<<<<

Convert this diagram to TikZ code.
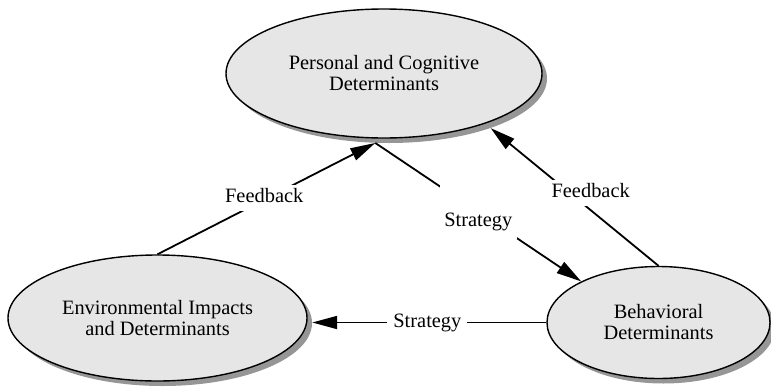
\documentclass[tikz,border=0pt]{standalone}
\usepackage{fontspec}
\setmainfont{Liberation Serif}
\usetikzlibrary{shapes.geometric,arrows.meta,calc}
\definecolor{blobfill}{RGB}{230,230,230}
\definecolor{shadowgray}{RGB}{150,150,150}
\begin{document}
\begin{tikzpicture}[x=1pt,y=-1pt,
  blob/.style={ellipse, draw=black, line width=1.4pt, fill=blobfill, inner sep=0pt,
    align=center, font=\fontsize{20.4}{21}\selectfont},
  blobshadow/.style={ellipse, fill=shadowgray, draw=none, inner sep=0pt},
  conn/.style={line width=1.8pt, -{Triangle[length=25pt,width=13pt]}},
  lbl/.style={fill=white, inner sep=0pt, font=\fontsize{20.4}{21}\selectfont},
]
\useasboundingbox (0,0) rectangle (771,391);

% drop shadows
\node[blobshadow, minimum width=316pt, minimum height=129pt] (Ps) at (389,78.5) {};
\node[blobshadow, minimum width=299pt, minimum height=126pt] (Es) at (162.5,323) {};
\node[blobshadow, minimum width=223pt, minimum height=112pt] (Bs) at (663.5,327.5) {};

% determinants
\node[blob, minimum width=316pt, minimum height=129pt] (P) at (384,73.5)
  {Personal and Cognitive\\Determinants};
\node[blob, minimum width=299pt, minimum height=126pt] (E) at (157.5,318)
  {Environmental Impacts\\and Determinants};
\node[blob, minimum width=223pt, minimum height=112pt] (B) at (658.5,322.5)
  {Behavioral\\Determinants};

% relations
\draw[conn] (E.north) -- (Ps.258.6)
  node[lbl, pos=.49, yshift=1.8pt, text height=17.5pt, text depth=8.5pt] {Feedback};
\draw[conn] (Ps.258.6) -- (B.152.7)
  node[lbl, pos=.5, minimum width=77pt, text height=41pt, text depth=13pt] {Strategy};
\draw[conn] (B.north) -- (Ps.334.8)
  node[lbl, pos=.528, xshift=20.8pt, text height=17.3pt, text depth=8.7pt] {Feedback};
\draw[conn] (B.west) -- (B.west -| Es.east)
  node[lbl, pos=.508, inner xsep=6pt, text height=14pt, text depth=5pt] {Strategy};
\end{tikzpicture}
\end{document}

>>>>

**Work to be completed**
Print out the lines exactly, skipping any picture.

**Response for this exercise**
Convert this diagram to TikZ code.
\documentclass[tikz,border=0pt]{standalone}
\usepackage{fontspec}
\setmainfont{Liberation Serif}
\usetikzlibrary{shapes.geometric,arrows.meta,calc}
\definecolor{blobfill}{RGB}{230,230,230}
\definecolor{shadowgray}{RGB}{150,150,150}
\begin{document}
\begin{tikzpicture}[x=1pt,y=-1pt,
  blob/.style={ellipse, draw=black, line width=1.4pt, fill=blobfill, inner sep=0pt,
    align=center, font=\fontsize{20.4}{21}\selectfont},
  blobshadow/.style={ellipse, fill=shadowgray, draw=none, inner sep=0pt},
  conn/.style={line width=1.8pt, -{Triangle[length=25pt,width=13pt]}},
  lbl/.style={fill=white, inner sep=0pt, font=\fontsize{20.4}{21}\selectfont},
]
\useasboundingbox (0,0) rectangle (771,391);

% drop shadows
\node[blobshadow, minimum width=316pt, minimum height=129pt] (Ps) at (389,78.5) {};
\node[blobshadow, minimum width=299pt, minimum height=126pt] (Es) at (162.5,323) {};
\node[blobshadow, minimum width=223pt, minimum height=112pt] (Bs) at (663.5,327.5) {};

% determinants
\node[blob, minimum width=316pt, minimum height=129pt] (P) at (384,73.5)
  {Personal and Cognitive\\Determinants};
\node[blob, minimum width=299pt, minimum height=126pt] (E) at (157.5,318)
  {Environmental Impacts\\and Determinants};
\node[blob, minimum width=223pt, minimum height=112pt] (B) at (658.5,322.5)
  {Behavioral\\Determinants};

% relations
\draw[conn] (E.north) -- (Ps.258.6)
  node[lbl, pos=.49, yshift=1.8pt, text height=17.5pt, text depth=8.5pt] {Feedback};
\draw[conn] (Ps.258.6) -- (B.152.7)
  node[lbl, pos=.5, minimum width=77pt, text height=41pt, text depth=13pt] {Strategy};
\draw[conn] (B.north) -- (Ps.334.8)
  node[lbl, pos=.528, xshift=20.8pt, text height=17.3pt, text depth=8.7pt] {Feedback};
\draw[conn] (B.west) -- (B.west -| Es.east)
  node[lbl, pos=.508, inner xsep=6pt, text height=14pt, text depth=5pt] {Strategy};
\end{tikzpicture}
\end{document}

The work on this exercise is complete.